#### [Requirements]
Show, in full, each line of the data that contains "this".

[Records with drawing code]
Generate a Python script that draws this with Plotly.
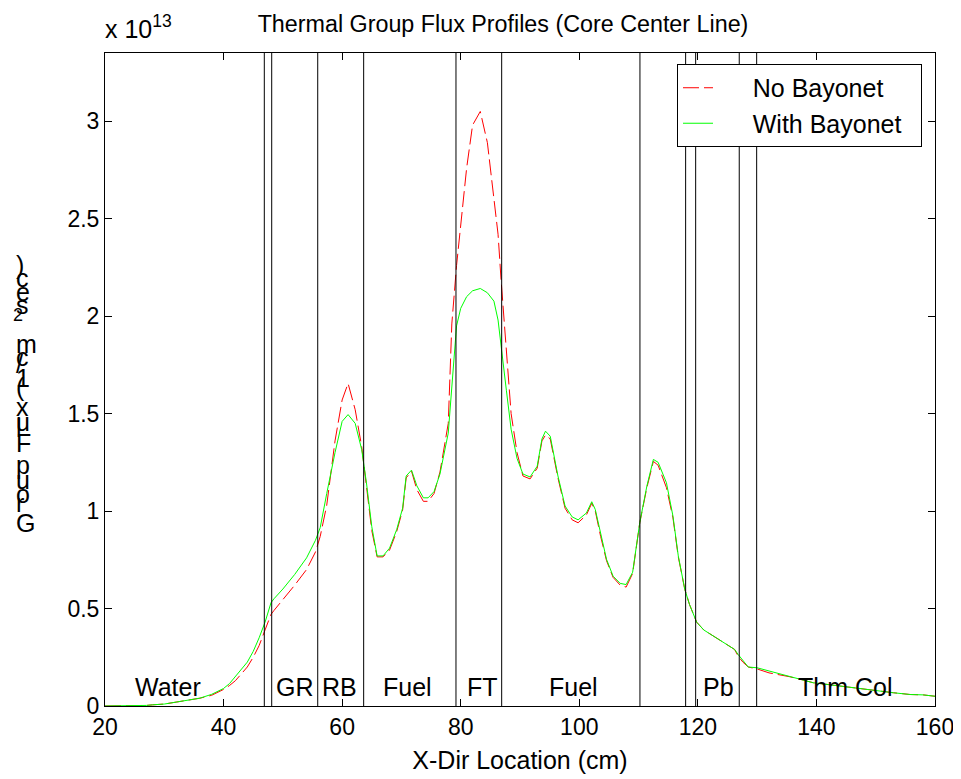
import plotly.graph_objects as go

# ---------------- data ----------------
x_cm = [20, 22, 24, 26, 27, 28, 30, 32, 34, 36, 38, 40, 41, 42, 43, 44, 45, 46, 47, 48,
        48.5, 50, 52, 54, 55.5, 56.3, 57.4, 58.8, 60, 61, 62.2, 63.3, 64.1, 65, 65.9,
        66.9, 68, 69.2, 70.2, 70.8, 71.7, 72.6, 73.7, 74.5, 75.5, 76.5, 77.9, 78.5,
        79.3, 80, 81, 82, 83.3, 84.5, 85.6, 86.3, 86.8, 87.7, 88.5, 89.5, 90.5, 91.7,
        92.9, 93.7, 94.3, 95.1, 96.4, 97.6, 98.8, 99.8, 101.2, 102.1, 102.7, 103.6,
        104.6, 105.7, 106.9, 107.9, 109, 110.2, 111.4, 112.5, 113.3, 114.7, 115.8,
        116.7, 117.8, 118.6, 119.8, 121, 122.6, 124, 126.2, 126.8, 127.6, 128.5, 130,
        132, 134, 135.5, 137.5, 139.5, 142, 145, 148, 150.7, 153, 155.8, 158, 160]

with_bayonet = [0, 0, 0, 0, 0.003, 0.006, 0.01, 0.02, 0.03, 0.04, 0.06, 0.09, 0.115, 0.15,
                0.185, 0.225, 0.28, 0.35, 0.43, 0.53, 0.55, 0.60, 0.675, 0.76, 0.85,
                0.915, 1.09, 1.30, 1.46, 1.495, 1.45, 1.315, 1.145, 0.92, 0.77, 0.77,
                0.81, 0.905, 1.015, 1.18, 1.21, 1.13, 1.068, 1.068, 1.10, 1.19, 1.40,
                1.62, 1.95, 2.04, 2.10, 2.13, 2.142, 2.12, 2.077, 1.98, 1.86, 1.62, 1.42,
                1.27, 1.19, 1.175, 1.23, 1.37, 1.41, 1.384, 1.18, 1.026, 0.97, 0.955,
                0.99, 1.048, 1.008, 0.88, 0.752, 0.666, 0.629, 0.623, 0.686, 0.94, 1.128,
                1.265, 1.25, 1.145, 0.974, 0.77, 0.598, 0.52, 0.43, 0.39, 0.358, 0.33,
                0.29, 0.264, 0.235, 0.20, 0.196, 0.18, 0.165, 0.153, 0.135, 0.119, 0.11,
                0.098, 0.088, 0.076, 0.068, 0.059, 0.057, 0.05]

no_bayonet = [0, 0, 0, 0, 0.003, 0.006, 0.01, 0.02, 0.03, 0.04, 0.055, 0.085, 0.105, 0.13,
              0.165, 0.20, 0.25, 0.31, 0.39, 0.47, 0.49, 0.545, 0.62, 0.70, 0.79,
              0.87, 1.03, 1.36, 1.57, 1.655, 1.52, 1.33, 1.14, 0.90, 0.765, 0.765,
              0.80, 0.895, 1.005, 1.17, 1.205, 1.11, 1.05, 1.05, 1.09, 1.20, 1.45,
              1.96, 2.26, 2.47, 2.76, 2.98, 3.05, 2.89, 2.62, 2.42, 2.19, 1.83, 1.50,
              1.30, 1.18, 1.165, 1.22, 1.36, 1.39, 1.37, 1.17, 1.015, 0.955, 0.94,
              0.98, 1.04, 1.0, 0.87, 0.745, 0.66, 0.62, 0.61, 0.68, 0.94, 1.12,
              1.255, 1.235, 1.12, 0.965, 0.765, 0.598, 0.52, 0.43, 0.39, 0.358, 0.33,
              0.29, 0.255, 0.225, 0.20, 0.19, 0.17, 0.16, 0.15, 0.135, 0.119, 0.11,
              0.098, 0.088, 0.076, 0.068, 0.059, 0.057, 0.05]

boundaries = [46.87, 48.12, 55.88, 63.63, 79.2, 86.91, 110.23, 117.94, 119.63, 126.98, 129.92]

region_names = ["Water", "GR", "RB", "Fuel", "FT", "Fuel", "Pb", "Thm Col"]
region_x = [30.7, 52.1, 59.6, 71.1, 83.6, 99.1, 123.4, 144.8]
region_y = [0.098] * len(region_names)

x_ticks = [20, 40, 60, 80, 100, 120, 140, 160]
y_ticks = [0, 0.5, 1, 1.5, 2, 2.5, 3]
y_tick_labels = ["0", "0.5", "1", "1.5", "2", "2.5", "3"]

# y-axis label drawn as upright stacked glyphs (bottom to top), baselines in page pixels
ylabel_chars = ["G", "r", "o", "u", "p", "F", "l", "u", "x", "(", "1", "/", "c", "m", "2",
                "s", "e", "c", ")"]
ylabel_base_px = [533, 512.8, 504.1, 489.7, 475.2, 453.5, 437.6, 431.9, 417.4, 397.2, 388.5,
                  374.1, 366.8, 353.8, 332.2, 315, 302, 287.5, 274.5]

FONT = "Liberation Sans, Arial, sans-serif"
OFF = 8                       # page body margin
PL, PR, PT, PB = 105, 935, 53, 706.5   # plot box in page pixels
W, H = 961 - OFF, 779 - OFF
L, R, T, B = PL - OFF, (W + OFF) - PR, PT - OFF, (H + OFF) - PB
PW, PH = PR - PL, PB - PT

def px_to_paper(px, py):
    return (px - PL) / PW, (PB - py) / PH

NB = "\u00a0"
fig = go.Figure()
fig.add_trace(go.Scatter(x=x_cm, y=no_bayonet, mode="lines", name=NB * 5 + "No Bayonet",
                         line=dict(color="#ff0000", width=1, dash="16px,5px")))
fig.add_trace(go.Scatter(x=x_cm, y=with_bayonet, mode="lines",
                         name=NB * 5 + "With Bayonet" + NB * 2,
                         line=dict(color="#00ff00", width=1)))

for b in boundaries:
    fig.add_shape(type="line", xref="x", yref="paper", x0=b, x1=b, y0=0, y1=1,
                  line=dict(color="black", width=1), layer="above")

for name, rx, ry in zip(region_names, region_x, region_y):
    fig.add_annotation(x=rx, y=ry, xref="x", yref="y", text=name, showarrow=False,
                       font=dict(family=FONT, size=25, color="black"))

# x 10^13 multiplier
mx, my = px_to_paper(103, 45)
fig.add_annotation(x=mx, y=my, xref="paper", yref="paper", xanchor="left", yanchor="bottom",
                   text="x 10<sup>13</sup>", showarrow=False,
                   font=dict(family=FONT, size=25, color="black"))

for ch, base in zip(ylabel_chars, ylabel_base_px):
    fs = 18 if ch == "2" else 25
    xpx = 11 if ch == "2" else 14
    bpx = base - 10 if ch == "2" else base
    ax, ay = px_to_paper(xpx, bpx + 0.21 * fs + 1)
    fig.add_annotation(x=ax, y=ay, xref="paper", yref="paper", xanchor="left",
                       yanchor="bottom", text=ch, showarrow=False,
                       font=dict(family=FONT, size=fs, color="black"))

axis_common = dict(showline=True, linecolor="black", linewidth=1, mirror="allticks",
                   ticks="inside", ticklen=7, tickcolor="black", showgrid=False,
                   zeroline=False, automargin=False, ticklabeloverflow="allow",
                   tickfont=dict(family=FONT, size=23, color="black"))

fig.update_xaxes(range=[20, 160], tickvals=x_ticks, title=dict(text="X-Dir Location (cm)",
                 font=dict(family=FONT, size=25, color="black"), standoff=12), **axis_common)
fig.update_yaxes(range=[0, 3.35], tickvals=y_ticks, ticktext=y_tick_labels, **axis_common)

fig.update_layout(
    width=W, height=H,
    margin=dict(l=L, r=R, t=T, b=B, pad=0, autoexpand=False),
    paper_bgcolor="white", plot_bgcolor="white",
    title=dict(text="Thermal Group Flux Profiles (Core Center Line)", x=(503 - OFF) / W,
               xanchor="center", y=1 - (24 - OFF) / H, yanchor="middle",
               font=dict(family=FONT, size=23.3, color="black")),
    legend=dict(x=px_to_paper(922, 0)[0], xanchor="right", y=px_to_paper(0, 64)[1],
                yanchor="top", bgcolor="white", bordercolor="black", borderwidth=1,
                font=dict(family=FONT, size=25, color="black")),
    font=dict(family=FONT, color="black"),
)

fig.write_html("out.html")
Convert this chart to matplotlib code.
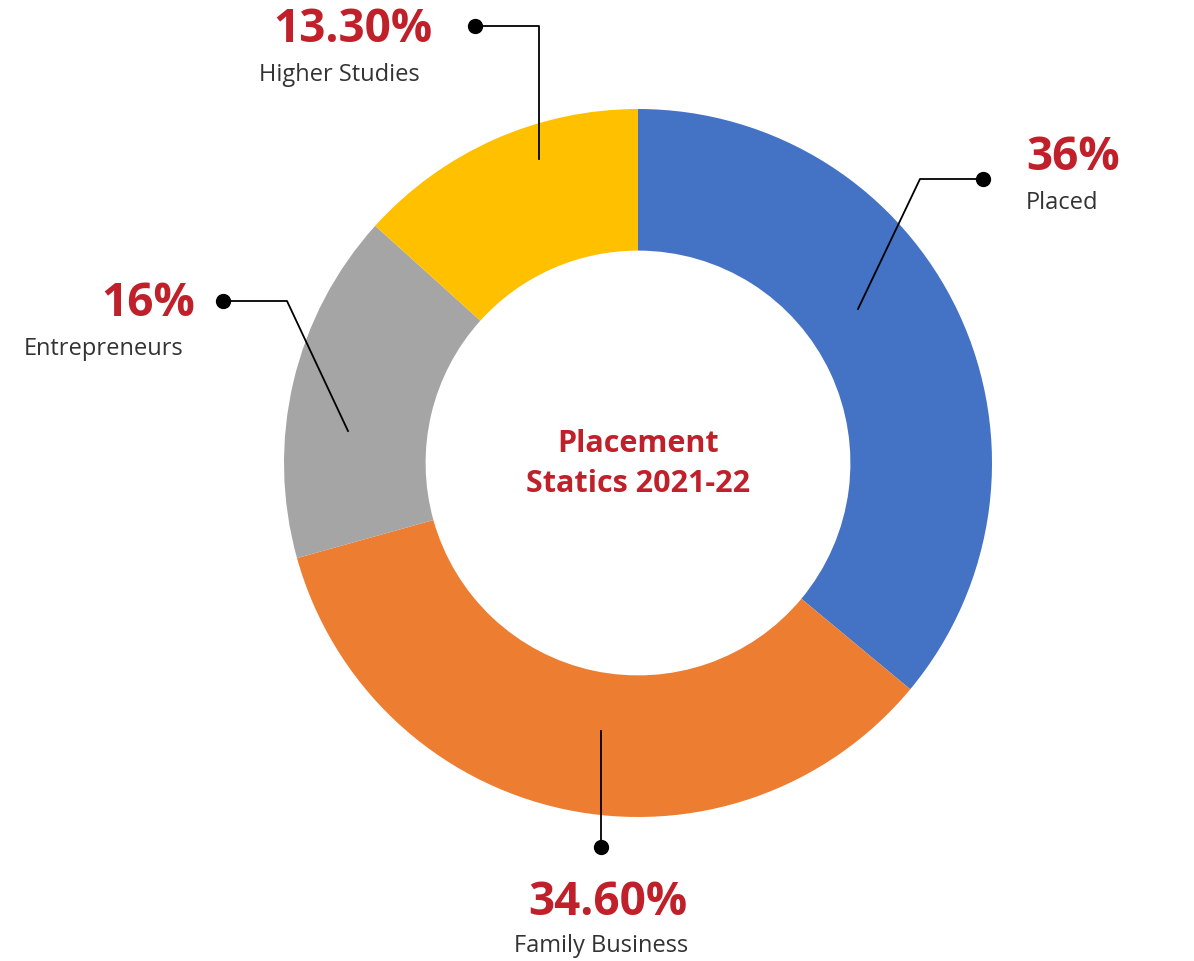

#### [Exercise output]
Generate a Python script that draws this with Plotly.
Convert this chart to matplotlib code.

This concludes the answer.